Your task:
Write out the entire listing below exactly as it appears, minus any pictures.

Data segment:

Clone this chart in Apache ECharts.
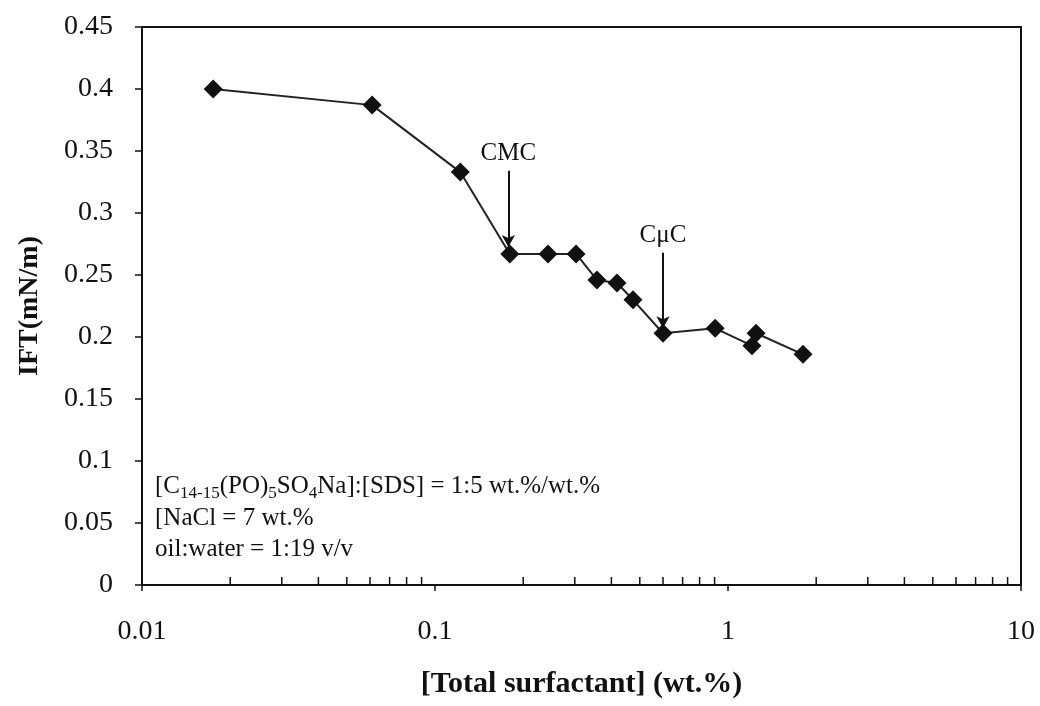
<!DOCTYPE html>
<html>
<head>
<meta charset="utf-8">
<script src="https://cdn.jsdelivr.net/npm/echarts@6/dist/echarts.min.js"></script>
<style>
  html, body { margin: 0; padding: 0; background: #fff; }
  #main { width: 1040px; height: 706px; }
</style>
</head>
<body>
<div id="main"></div>
<script>
// total surfactant (wt.%) and IFT (mN/m)
const surfactant = [0.0175, 0.061, 0.122, 0.180, 0.243, 0.303, 0.357, 0.418, 0.474, 0.600, 0.904, 1.207, 1.247, 1.803];
const ift = [0.400, 0.387, 0.333, 0.267, 0.267, 0.267, 0.246, 0.2435, 0.230, 0.203, 0.207, 0.193, 0.203, 0.186];
// minor ticks on the log axis
const minorTicks = [0.02, 0.03, 0.04, 0.05, 0.06, 0.07, 0.08, 0.09, 0.2, 0.3, 0.4, 0.5, 0.6, 0.7, 0.8, 0.9, 2, 3, 4, 5, 6, 7, 8, 9];
const yTicks = [0, 0.05, 0.1, 0.15, 0.2, 0.25, 0.3, 0.35, 0.4, 0.45];

const serif = '"Liberation Serif", "DejaVu Serif", serif';
const chart = echarts.init(document.getElementById('main'));

const option = {
  backgroundColor: '#fff',
  animation: false,
  grid: {
    left: 142, right: 19, top: 27, bottom: 121,
    show: true, borderColor: '#111', borderWidth: 2
  },
  xAxis: {
    type: 'log',
    logBase: 10,
    min: 0.01,
    max: 10,
    name: '[Total surfactant] (wt.%)',
    nameLocation: 'middle',
    nameGap: 84,
    nameTextStyle: { fontFamily: serif, fontSize: 30, fontWeight: 'bold', color: '#111' },
    axisLine: { lineStyle: { color: '#111', width: 2 } },
    axisTick: { inside: false, length: 6, lineStyle: { color: '#111', width: 1.5 } },
    axisLabel: { fontFamily: serif, fontSize: 28, color: '#111', margin: 33 },
    splitLine: { show: false }
  },
  yAxis: {
    type: 'value',
    min: 0,
    max: yTicks[yTicks.length - 1],
    interval: 0.05,
    name: 'IFT(mN/m)',
    nameLocation: 'middle',
    nameGap: 98,
    nameTextStyle: { fontFamily: serif, fontSize: 28, fontWeight: 'bold', color: '#111' },
    axisLine: { lineStyle: { color: '#111', width: 2 } },
    axisTick: { length: 7, lineStyle: { color: '#111', width: 1.5 } },
    axisLabel: { fontFamily: serif, fontSize: 28, color: '#111', margin: 29 },
    splitLine: { show: false }
  },
  series: [
    {
      type: 'line',
      data: surfactant.map((x, i) => [x, ift[i]]),
      symbol: 'diamond',
      symbolSize: 19,
      itemStyle: { color: '#111' },
      lineStyle: { color: '#222', width: 2 },
      z: 3,
      markLine: {
        silent: true,
        symbol: ['none', 'arrow'],
        symbolSize: [10, 12],
        lineStyle: { color: '#111', width: 2, type: 'solid' },
        label: {
          position: 'start',
          fontFamily: serif,
          fontSize: 25,
          color: '#111',
          distance: 5
        },
        data: [
          [{ coord: [0.178, 0.334], label: { formatter: 'CMC' } }, { coord: [0.178, 0.2725] }],
          [{ coord: [0.60, 0.268], label: { formatter: 'CμC' } }, { coord: [0.60, 0.207] }]
        ]
      }
    },
    {
      type: 'custom',
      silent: true,
      data: minorTicks.map(v => [v, 0]),
      renderItem: function (params, api) {
        const p = api.coord([api.value(0), 0]);
        return {
          type: 'line',
          shape: { x1: p[0], y1: p[1], x2: p[0], y2: p[1] - 8 },
          style: { stroke: '#111', lineWidth: 1.5 }
        };
      },
      z: 1
    }
  ],
  graphic: [
    {
      type: 'text',
      left: 155,
      top: 471,
      style: {
        text: '{n|[C}{s|14-15}{n|(PO)}{s|5}{n|SO}{s|4}{n|Na]:[SDS] = 1:5 wt.%/wt.%}\n{n|[NaCl = 7 wt.%}\n{n|oil:water = 1:19 v/v}',
        lineHeight: 31.5,
        fill: '#111',
        rich: {
          n: { fontFamily: serif, fontSize: 25, lineHeight: 31.5, fill: '#111' },
          s: { fontFamily: serif, fontSize: 17, lineHeight: 31.5, fill: '#111', verticalAlign: 'bottom', padding: [8, 0, 0, 0] }
        }
      }
    }
  ]
};

chart.setOption(option);
</script>
</body>
</html>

Complete output:
Clone this chart in Apache ECharts.
<!DOCTYPE html>
<html>
<head>
<meta charset="utf-8">
<script src="https://cdn.jsdelivr.net/npm/echarts@6/dist/echarts.min.js"></script>
<style>
  html, body { margin: 0; padding: 0; background: #fff; }
  #main { width: 1040px; height: 706px; }
</style>
</head>
<body>
<div id="main"></div>
<script>
// total surfactant (wt.%) and IFT (mN/m)
const surfactant = [0.0175, 0.061, 0.122, 0.180, 0.243, 0.303, 0.357, 0.418, 0.474, 0.600, 0.904, 1.207, 1.247, 1.803];
const ift = [0.400, 0.387, 0.333, 0.267, 0.267, 0.267, 0.246, 0.2435, 0.230, 0.203, 0.207, 0.193, 0.203, 0.186];
// minor ticks on the log axis
const minorTicks = [0.02, 0.03, 0.04, 0.05, 0.06, 0.07, 0.08, 0.09, 0.2, 0.3, 0.4, 0.5, 0.6, 0.7, 0.8, 0.9, 2, 3, 4, 5, 6, 7, 8, 9];
const yTicks = [0, 0.05, 0.1, 0.15, 0.2, 0.25, 0.3, 0.35, 0.4, 0.45];

const serif = '"Liberation Serif", "DejaVu Serif", serif';
const chart = echarts.init(document.getElementById('main'));

const option = {
  backgroundColor: '#fff',
  animation: false,
  grid: {
    left: 142, right: 19, top: 27, bottom: 121,
    show: true, borderColor: '#111', borderWidth: 2
  },
  xAxis: {
    type: 'log',
    logBase: 10,
    min: 0.01,
    max: 10,
    name: '[Total surfactant] (wt.%)',
    nameLocation: 'middle',
    nameGap: 84,
    nameTextStyle: { fontFamily: serif, fontSize: 30, fontWeight: 'bold', color: '#111' },
    axisLine: { lineStyle: { color: '#111', width: 2 } },
    axisTick: { inside: false, length: 6, lineStyle: { color: '#111', width: 1.5 } },
    axisLabel: { fontFamily: serif, fontSize: 28, color: '#111', margin: 33 },
    splitLine: { show: false }
  },
  yAxis: {
    type: 'value',
    min: 0,
    max: yTicks[yTicks.length - 1],
    interval: 0.05,
    name: 'IFT(mN/m)',
    nameLocation: 'middle',
    nameGap: 98,
    nameTextStyle: { fontFamily: serif, fontSize: 28, fontWeight: 'bold', color: '#111' },
    axisLine: { lineStyle: { color: '#111', width: 2 } },
    axisTick: { length: 7, lineStyle: { color: '#111', width: 1.5 } },
    axisLabel: { fontFamily: serif, fontSize: 28, color: '#111', margin: 29 },
    splitLine: { show: false }
  },
  series: [
    {
      type: 'line',
      data: surfactant.map((x, i) => [x, ift[i]]),
      symbol: 'diamond',
      symbolSize: 19,
      itemStyle: { color: '#111' },
      lineStyle: { color: '#222', width: 2 },
      z: 3,
      markLine: {
        silent: true,
        symbol: ['none', 'arrow'],
        symbolSize: [10, 12],
        lineStyle: { color: '#111', width: 2, type: 'solid' },
        label: {
          position: 'start',
          fontFamily: serif,
          fontSize: 25,
          color: '#111',
          distance: 5
        },
        data: [
          [{ coord: [0.178, 0.334], label: { formatter: 'CMC' } }, { coord: [0.178, 0.2725] }],
          [{ coord: [0.60, 0.268], label: { formatter: 'CμC' } }, { coord: [0.60, 0.207] }]
        ]
      }
    },
    {
      type: 'custom',
      silent: true,
      data: minorTicks.map(v => [v, 0]),
      renderItem: function (params, api) {
        const p = api.coord([api.value(0), 0]);
        return {
          type: 'line',
          shape: { x1: p[0], y1: p[1], x2: p[0], y2: p[1] - 8 },
          style: { stroke: '#111', lineWidth: 1.5 }
        };
      },
      z: 1
    }
  ],
  graphic: [
    {
      type: 'text',
      left: 155,
      top: 471,
      style: {
        text: '{n|[C}{s|14-15}{n|(PO)}{s|5}{n|SO}{s|4}{n|Na]:[SDS] = 1:5 wt.%/wt.%}\n{n|[NaCl = 7 wt.%}\n{n|oil:water = 1:19 v/v}',
        lineHeight: 31.5,
        fill: '#111',
        rich: {
          n: { fontFamily: serif, fontSize: 25, lineHeight: 31.5, fill: '#111' },
          s: { fontFamily: serif, fontSize: 17, lineHeight: 31.5, fill: '#111', verticalAlign: 'bottom', padding: [8, 0, 0, 0] }
        }
      }
    }
  ]
};

chart.setOption(option);
</script>
</body>
</html>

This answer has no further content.